Federal laws that absolve tech companies for hosting illegal content still require them to scrub illegal videos from the platform using a blend of algorithmic and human moderation. YouTube deploys a system known as Content ID to identify and remove straightforward violations involving copyrighted television, film, and music. But for videos depicting violence, murder, suicide, and other disturbing subjects, YouTube employs part-time human moderators to physically confirm the content of the videos. These people are often hired as contractors and do not have the same access to mental-health benefits as full-time Google employees. It’s unclear what types of psychological counseling part-time YouTube contractors receive under Wojcicki’s definition of “wellness benefits.”
This problem may only intensify over the coming months, as YouTube has pledged to hire 10,000 people to address the limitations of its algorithms, a process Wojcicki said today was ongoing. The company has come under fire over the last 18 months or so for failing to address an increase in conspiracy theories, propaganda, fake news, and religious radicalization videos on its platfomr. YouTube’s flat-footed response led to a series of advertising boycotts, pushing Wojcicki and her team to begin taking the issue much more seriously by employing more human moderators.
This is why I can’t get down with calls for Facebook, YouTube, etc to increase moderation that don’t consider the human cost of exposing more low paid workers to trauma and extremely tedious labor. https://t.co/YkFEEAoAEa
— Adrian Chen (@AdrianChen) March 13, 2018
Meanwhile, YouTube continues to fall prey to controversy over its failure to catch obvious transgressions.
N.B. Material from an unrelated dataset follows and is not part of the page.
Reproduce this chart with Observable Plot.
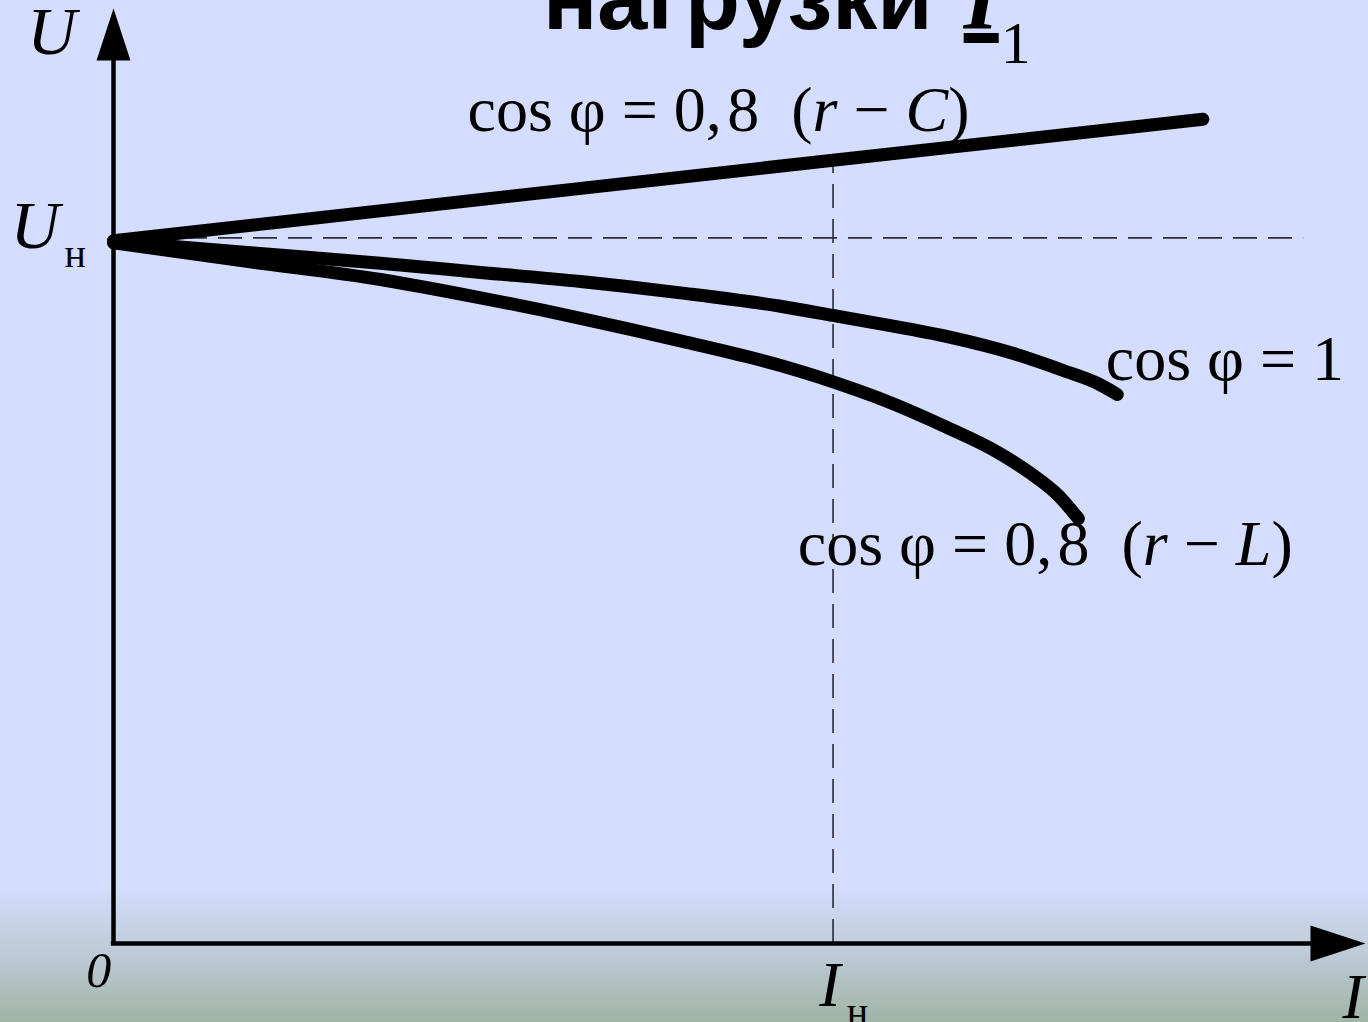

This week, critics noted that Infowars conspiracy theory videos regarding the Austin home bombings floated to the top of YouTube search results, something the company said it could not immediately explain.
Now, it appears YouTube is grappling on a separate front with the psychological toll its solution to these problems takes on part-time workers. Wojcicki acknowledged that even four hours per day is still a lot. We’ve reached out to YouTube for clarification on how many hours its content moderators were previously asked to watch these types of videos, and we’ll update the story when we hear back.